We had houseguests for a few weeks, and we also hosted two year-end parties, so I did a lot of fancier food prep than normal. I forgot to take photos of most of it, but I did manage a few shots before it was too late.
Just barely, in this case! This is (or was) my prize-winning Pomme-Pom Salad. It’s super-easy, if you buy the pomegranate seeds already removed. (Not so much if you remove the seeds yourself. But it’s not difficult, just really, really tedious.) Just chop up some apples, toss them in with pomegranate seeds, and stir in some yogurt. Here I used Noosa‘s honey flavor. In the past I’ve sometimes used plain or vanilla. I’m not sure what kind of apple I used here, but I often use Honeycrisp or similar.
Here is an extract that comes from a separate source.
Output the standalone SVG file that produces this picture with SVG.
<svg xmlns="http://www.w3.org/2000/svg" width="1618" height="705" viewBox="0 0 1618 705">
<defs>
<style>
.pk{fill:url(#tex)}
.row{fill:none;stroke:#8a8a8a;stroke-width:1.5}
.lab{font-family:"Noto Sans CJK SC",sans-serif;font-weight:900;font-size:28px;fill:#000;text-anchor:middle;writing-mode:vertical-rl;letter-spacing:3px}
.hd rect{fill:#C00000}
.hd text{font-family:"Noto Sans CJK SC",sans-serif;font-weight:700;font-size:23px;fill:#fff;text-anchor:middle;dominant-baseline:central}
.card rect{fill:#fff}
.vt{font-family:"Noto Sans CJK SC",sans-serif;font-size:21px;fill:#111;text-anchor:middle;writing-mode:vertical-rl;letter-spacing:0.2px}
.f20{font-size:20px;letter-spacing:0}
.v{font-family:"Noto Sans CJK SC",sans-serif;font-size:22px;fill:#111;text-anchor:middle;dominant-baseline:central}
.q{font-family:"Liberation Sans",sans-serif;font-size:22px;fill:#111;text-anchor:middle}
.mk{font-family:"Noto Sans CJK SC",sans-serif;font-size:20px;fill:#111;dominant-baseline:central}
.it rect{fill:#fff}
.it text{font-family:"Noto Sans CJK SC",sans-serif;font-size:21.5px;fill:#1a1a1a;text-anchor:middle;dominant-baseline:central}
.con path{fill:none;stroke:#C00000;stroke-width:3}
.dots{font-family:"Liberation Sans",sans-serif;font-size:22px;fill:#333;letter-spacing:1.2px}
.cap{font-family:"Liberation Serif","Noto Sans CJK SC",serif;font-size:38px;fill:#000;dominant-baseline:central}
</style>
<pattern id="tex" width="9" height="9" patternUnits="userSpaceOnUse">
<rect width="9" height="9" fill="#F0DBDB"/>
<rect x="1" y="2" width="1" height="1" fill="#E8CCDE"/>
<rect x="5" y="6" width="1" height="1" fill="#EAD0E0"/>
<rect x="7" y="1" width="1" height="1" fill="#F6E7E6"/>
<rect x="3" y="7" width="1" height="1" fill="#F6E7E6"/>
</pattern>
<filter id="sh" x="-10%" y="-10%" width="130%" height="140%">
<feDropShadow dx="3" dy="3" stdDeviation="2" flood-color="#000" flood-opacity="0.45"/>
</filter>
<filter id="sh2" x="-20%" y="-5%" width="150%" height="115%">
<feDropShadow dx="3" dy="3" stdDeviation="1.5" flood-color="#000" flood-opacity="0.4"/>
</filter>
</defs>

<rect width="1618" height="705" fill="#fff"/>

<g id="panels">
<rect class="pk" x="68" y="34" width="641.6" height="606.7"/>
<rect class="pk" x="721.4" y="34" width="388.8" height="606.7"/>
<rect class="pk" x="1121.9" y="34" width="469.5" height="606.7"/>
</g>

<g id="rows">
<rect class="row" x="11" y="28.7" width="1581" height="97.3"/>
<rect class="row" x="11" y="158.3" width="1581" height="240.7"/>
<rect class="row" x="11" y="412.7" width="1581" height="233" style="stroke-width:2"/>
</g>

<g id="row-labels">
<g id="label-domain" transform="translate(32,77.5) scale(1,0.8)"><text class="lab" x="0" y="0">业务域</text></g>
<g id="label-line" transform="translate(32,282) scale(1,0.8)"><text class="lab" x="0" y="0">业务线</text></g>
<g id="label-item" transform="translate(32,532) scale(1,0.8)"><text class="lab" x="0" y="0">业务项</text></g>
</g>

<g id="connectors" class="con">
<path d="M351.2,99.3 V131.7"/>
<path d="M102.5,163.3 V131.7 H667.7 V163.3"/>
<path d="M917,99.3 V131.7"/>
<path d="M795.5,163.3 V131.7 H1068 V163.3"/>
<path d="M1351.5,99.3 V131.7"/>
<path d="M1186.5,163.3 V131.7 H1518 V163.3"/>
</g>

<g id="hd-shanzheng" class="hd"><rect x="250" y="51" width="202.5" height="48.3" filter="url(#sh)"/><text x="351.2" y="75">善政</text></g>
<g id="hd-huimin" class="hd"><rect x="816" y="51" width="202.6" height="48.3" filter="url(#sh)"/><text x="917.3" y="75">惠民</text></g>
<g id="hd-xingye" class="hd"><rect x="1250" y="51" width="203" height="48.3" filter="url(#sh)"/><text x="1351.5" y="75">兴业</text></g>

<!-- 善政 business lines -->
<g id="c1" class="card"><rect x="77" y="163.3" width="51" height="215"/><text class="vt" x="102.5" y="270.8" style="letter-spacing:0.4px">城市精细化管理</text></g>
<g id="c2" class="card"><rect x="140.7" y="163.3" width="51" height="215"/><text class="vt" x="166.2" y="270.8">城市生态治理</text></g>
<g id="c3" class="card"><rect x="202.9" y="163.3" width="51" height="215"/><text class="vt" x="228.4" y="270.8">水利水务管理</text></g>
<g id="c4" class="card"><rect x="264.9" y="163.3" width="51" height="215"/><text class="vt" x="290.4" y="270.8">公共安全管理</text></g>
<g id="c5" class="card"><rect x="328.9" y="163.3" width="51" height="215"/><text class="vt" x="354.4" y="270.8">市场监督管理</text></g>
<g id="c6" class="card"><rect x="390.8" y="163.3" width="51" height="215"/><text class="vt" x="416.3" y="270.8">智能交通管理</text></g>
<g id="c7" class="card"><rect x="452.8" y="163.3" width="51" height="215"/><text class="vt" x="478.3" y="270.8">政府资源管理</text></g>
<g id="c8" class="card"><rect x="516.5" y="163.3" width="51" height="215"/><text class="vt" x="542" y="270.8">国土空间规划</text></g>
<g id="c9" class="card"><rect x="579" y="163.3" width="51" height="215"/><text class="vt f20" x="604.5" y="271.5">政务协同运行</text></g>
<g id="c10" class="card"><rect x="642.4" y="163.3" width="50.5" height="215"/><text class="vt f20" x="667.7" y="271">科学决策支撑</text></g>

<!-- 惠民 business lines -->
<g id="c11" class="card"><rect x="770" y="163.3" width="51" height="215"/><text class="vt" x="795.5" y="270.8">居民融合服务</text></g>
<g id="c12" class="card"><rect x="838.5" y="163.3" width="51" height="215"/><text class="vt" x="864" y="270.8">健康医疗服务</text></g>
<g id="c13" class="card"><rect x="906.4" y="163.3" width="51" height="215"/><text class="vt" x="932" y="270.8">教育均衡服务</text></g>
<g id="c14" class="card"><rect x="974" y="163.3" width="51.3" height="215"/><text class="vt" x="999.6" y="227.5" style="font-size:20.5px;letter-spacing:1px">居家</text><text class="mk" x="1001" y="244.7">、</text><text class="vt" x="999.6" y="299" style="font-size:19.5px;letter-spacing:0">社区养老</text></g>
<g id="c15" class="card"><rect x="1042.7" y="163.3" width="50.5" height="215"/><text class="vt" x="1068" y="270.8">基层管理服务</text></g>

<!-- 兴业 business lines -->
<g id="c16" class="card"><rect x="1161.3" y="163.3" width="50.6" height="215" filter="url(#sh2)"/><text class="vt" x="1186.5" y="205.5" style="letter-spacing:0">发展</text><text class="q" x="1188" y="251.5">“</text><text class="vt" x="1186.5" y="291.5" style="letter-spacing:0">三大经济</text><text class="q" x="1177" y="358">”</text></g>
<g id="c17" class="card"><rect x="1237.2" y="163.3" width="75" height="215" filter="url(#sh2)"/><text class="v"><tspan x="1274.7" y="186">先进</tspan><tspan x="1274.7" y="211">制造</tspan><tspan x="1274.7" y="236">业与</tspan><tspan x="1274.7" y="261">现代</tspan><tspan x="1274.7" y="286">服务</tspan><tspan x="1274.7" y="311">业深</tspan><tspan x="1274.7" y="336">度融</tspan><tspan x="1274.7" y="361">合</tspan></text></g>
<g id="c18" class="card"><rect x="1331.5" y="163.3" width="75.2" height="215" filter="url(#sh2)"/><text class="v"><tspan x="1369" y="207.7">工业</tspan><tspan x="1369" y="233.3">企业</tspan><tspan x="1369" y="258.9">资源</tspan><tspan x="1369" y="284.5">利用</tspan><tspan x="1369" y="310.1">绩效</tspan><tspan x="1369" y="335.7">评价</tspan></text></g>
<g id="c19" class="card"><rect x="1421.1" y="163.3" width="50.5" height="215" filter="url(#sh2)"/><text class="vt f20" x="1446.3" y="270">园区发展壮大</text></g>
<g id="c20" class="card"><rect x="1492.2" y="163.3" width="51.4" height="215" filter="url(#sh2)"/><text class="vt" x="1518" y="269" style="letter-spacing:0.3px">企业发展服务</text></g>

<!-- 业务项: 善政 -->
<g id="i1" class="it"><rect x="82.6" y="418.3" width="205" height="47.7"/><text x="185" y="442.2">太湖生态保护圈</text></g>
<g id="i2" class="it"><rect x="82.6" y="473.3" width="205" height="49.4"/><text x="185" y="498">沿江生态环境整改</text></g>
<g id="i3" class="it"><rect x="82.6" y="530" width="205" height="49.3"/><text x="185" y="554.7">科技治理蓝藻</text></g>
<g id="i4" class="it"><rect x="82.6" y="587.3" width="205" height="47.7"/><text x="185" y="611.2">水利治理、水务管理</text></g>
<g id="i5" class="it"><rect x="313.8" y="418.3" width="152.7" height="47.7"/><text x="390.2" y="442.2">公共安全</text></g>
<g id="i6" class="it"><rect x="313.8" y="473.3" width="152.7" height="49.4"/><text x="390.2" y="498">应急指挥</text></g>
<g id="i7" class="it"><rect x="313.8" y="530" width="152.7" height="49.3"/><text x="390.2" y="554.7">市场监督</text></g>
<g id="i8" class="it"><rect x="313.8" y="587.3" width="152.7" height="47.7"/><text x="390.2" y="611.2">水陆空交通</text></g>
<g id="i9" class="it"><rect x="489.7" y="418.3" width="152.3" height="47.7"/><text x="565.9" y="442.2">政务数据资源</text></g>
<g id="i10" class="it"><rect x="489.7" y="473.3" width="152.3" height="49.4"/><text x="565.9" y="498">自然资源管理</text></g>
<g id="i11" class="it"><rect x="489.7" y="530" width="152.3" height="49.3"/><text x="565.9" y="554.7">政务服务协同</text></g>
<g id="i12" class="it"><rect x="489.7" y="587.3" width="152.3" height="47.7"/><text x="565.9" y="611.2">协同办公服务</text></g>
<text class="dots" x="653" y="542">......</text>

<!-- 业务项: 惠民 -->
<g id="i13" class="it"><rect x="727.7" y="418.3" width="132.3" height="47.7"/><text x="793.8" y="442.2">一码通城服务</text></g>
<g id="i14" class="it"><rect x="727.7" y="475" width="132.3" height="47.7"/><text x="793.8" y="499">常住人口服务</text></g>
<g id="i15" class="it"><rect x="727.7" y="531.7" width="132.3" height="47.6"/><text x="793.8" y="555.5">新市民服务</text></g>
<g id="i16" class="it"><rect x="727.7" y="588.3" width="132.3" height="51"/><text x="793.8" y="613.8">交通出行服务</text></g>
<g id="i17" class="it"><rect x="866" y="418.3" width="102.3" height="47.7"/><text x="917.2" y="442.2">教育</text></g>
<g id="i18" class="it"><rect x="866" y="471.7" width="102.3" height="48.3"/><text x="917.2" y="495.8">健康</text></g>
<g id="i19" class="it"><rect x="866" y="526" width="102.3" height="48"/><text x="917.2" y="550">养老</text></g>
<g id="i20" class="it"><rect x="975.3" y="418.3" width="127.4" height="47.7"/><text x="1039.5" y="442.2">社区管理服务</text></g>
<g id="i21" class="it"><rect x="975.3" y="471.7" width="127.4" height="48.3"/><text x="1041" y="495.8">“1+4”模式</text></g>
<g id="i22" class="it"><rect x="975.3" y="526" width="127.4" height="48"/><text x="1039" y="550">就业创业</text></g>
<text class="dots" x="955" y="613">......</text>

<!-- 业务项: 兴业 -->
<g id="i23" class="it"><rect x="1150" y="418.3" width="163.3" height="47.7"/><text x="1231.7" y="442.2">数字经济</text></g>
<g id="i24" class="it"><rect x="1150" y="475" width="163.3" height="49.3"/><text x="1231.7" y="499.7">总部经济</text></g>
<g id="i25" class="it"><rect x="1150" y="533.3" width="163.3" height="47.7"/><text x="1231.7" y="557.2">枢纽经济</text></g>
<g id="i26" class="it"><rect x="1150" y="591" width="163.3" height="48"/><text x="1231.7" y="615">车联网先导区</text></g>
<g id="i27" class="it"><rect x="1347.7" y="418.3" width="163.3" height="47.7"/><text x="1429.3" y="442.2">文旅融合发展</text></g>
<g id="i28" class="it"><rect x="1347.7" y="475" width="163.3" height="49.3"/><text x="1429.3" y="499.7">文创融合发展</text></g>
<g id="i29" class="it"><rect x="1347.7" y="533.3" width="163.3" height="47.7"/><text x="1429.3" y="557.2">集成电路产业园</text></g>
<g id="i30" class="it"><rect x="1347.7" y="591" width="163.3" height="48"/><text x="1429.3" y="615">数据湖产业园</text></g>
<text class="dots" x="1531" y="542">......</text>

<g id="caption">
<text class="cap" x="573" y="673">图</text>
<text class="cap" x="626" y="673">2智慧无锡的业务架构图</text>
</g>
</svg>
For dip, I started with Michaela’s dill pickle dip recipe but made significant changes to it. For starters, I prefer sweet pickles, so I substituted them for the dill pickles. I think I used a slightly smaller jar of pickles than the 16 ounces she calls for, but it seemed to work just fine. I did use the 16 ounces of softened cream cheese, but as I got to chopping the first 4.5 ounces of dried beef, I quickly realized that 9 ounces of dried beef is a LOT of dried beef. So I still have another jar of dried beef and am looking forward to making and consuming another batch of this stuff.
Some of you may be wondering what dried beef is. I was just going to use deli-sliced corned beef until a friend sent me a photo of the jarred stuff from Armour. (That’s my photo above, but they are essentially the same picture.) Apparently Michaela got asked a lot, so she posted a photo of what she uses, which is a different brand (Hormel) and is in the refrigerated section. Maybe next time I will try that.
I used brick cream cheese this time but will probably try it with soft cream cheese (in a tub) soon. Even softened, this was a bit of a challenge to mix thoroughly. Either way, I recommend putting out rather sturdy crackers for this dip.
While at Costco (which is where I got the pomegranate seeds, in case you’re wondering), I bought a bunch of Medjool dates on impulse. My in-laws had purchased some bacon, and I pretty much always have chèvre on hand, so even though I had never tried it before, chèvre-stuffed, bacon-wrapped dates just seemed like a no-brainer.
Other than being kind of messy to prep, they really are pretty simple. Pit a bunch of dates. Stuff the dates with a bunch of chèvre. Wrap them in bacon (just one time around), securing them with toothpicks, and pop them in the oven. I made several batches, and 380F seemed to work pretty well. I put them in for about 10 minutes, flipped them, and then gave them another 10 minutes.
I have some uncooked bacon pieces left over from last night’s batch, and I also happen to have most of a bottle of Dancing Pines bourbon left over from my attempt at sweet potato pecan pie with bourbon cream sauce (which was okay but needs some work), so I’m thinking I might try something called bacon-infused bourbon. I’ll let you know how that goes.